Micaiah Furukawa nails a big-air ollie in front of the Goleta Valley Community Center.
Paul Wellman

The Goleta Skateboarding Movement is preparing to notch an appreciable but modest victory as the Goleta City Council prepares to move forward with a design of a multi-use park on Hollister and Kellogg Avenues that includes a small skateboarding plaza. Despite this step toward broader skating opportunities in the city — as well as the prospect of a $5,000 grant from the Tony Hawk Foundation — Goleta’s foremost skating organization says it still has a ways to go before its sport is given its due.

Though Goleta has a rich skateboarding history, making significant leeway in expanding skateboarding infrastructure has required persistent engagement with the community and local government; according to Goleta Skateboarding Movement (GSM) co-president George Nagai, the organization has been attending virtually all of the city council and recreational activity meetings of late.

But at around 5,000 square feet, says Nagai, the planned skate plaza is small enough to only be safely used by around five skaters at a time. Skater’s Point in Santa Barbara — the area’s most prominent choice of skate park — is nearly three times as large.
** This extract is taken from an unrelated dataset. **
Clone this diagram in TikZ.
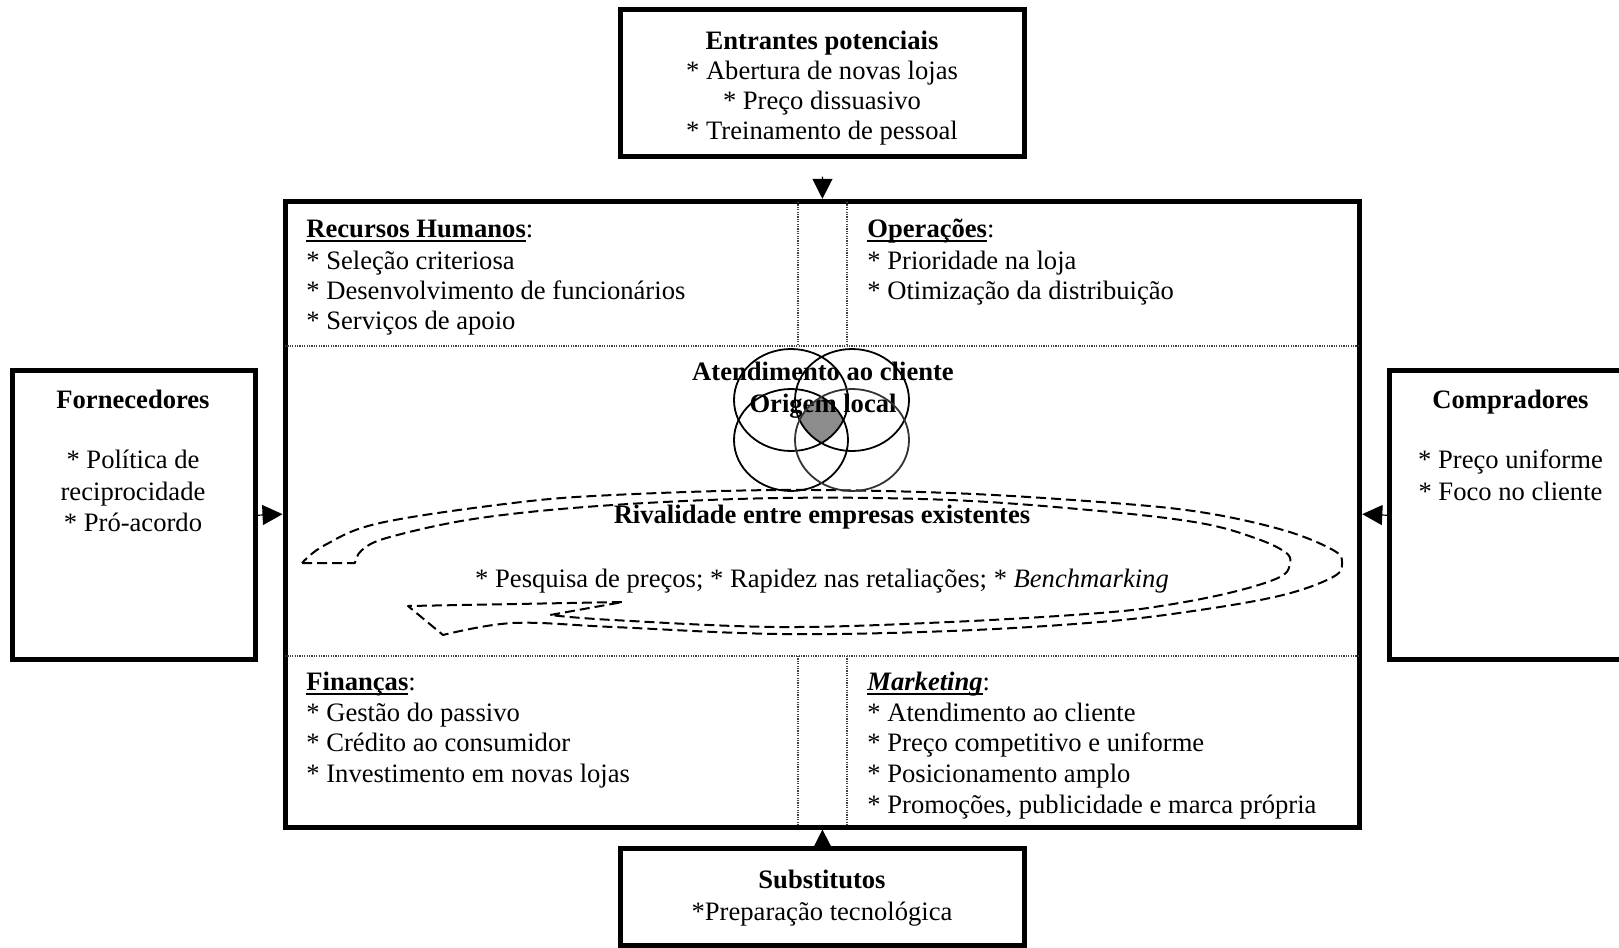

“We’re trying to educate the council that in order to have an effective and safe skate plaza, it does need to have certain standards as far as sizing goes,” he said. “But now, they’re shooting for 5,000 square feet — that’s basically about half of what they need as a minimum-size neighborhood skate park.”

Goleta was one of 10 cities across the U.S. to be offered a summer 2015 skate park grant from the Tony Hawk Foundation, which builds such parks in underprivileged areas and was founded by the eponymous skateboarding legend. In order to receive the $5,000 grant, GSM must raise an equal amount, which it’s currently doing through events like September 20’s Orchid Skate Jam near El Capitán State Beach.

GSM’s next big event, which will serve as another fundraiser, will be SB Open Streets on October 24 on Cabrillo Blvd., and will feature skate lessons, booths, a street course, and “tarp surfing.”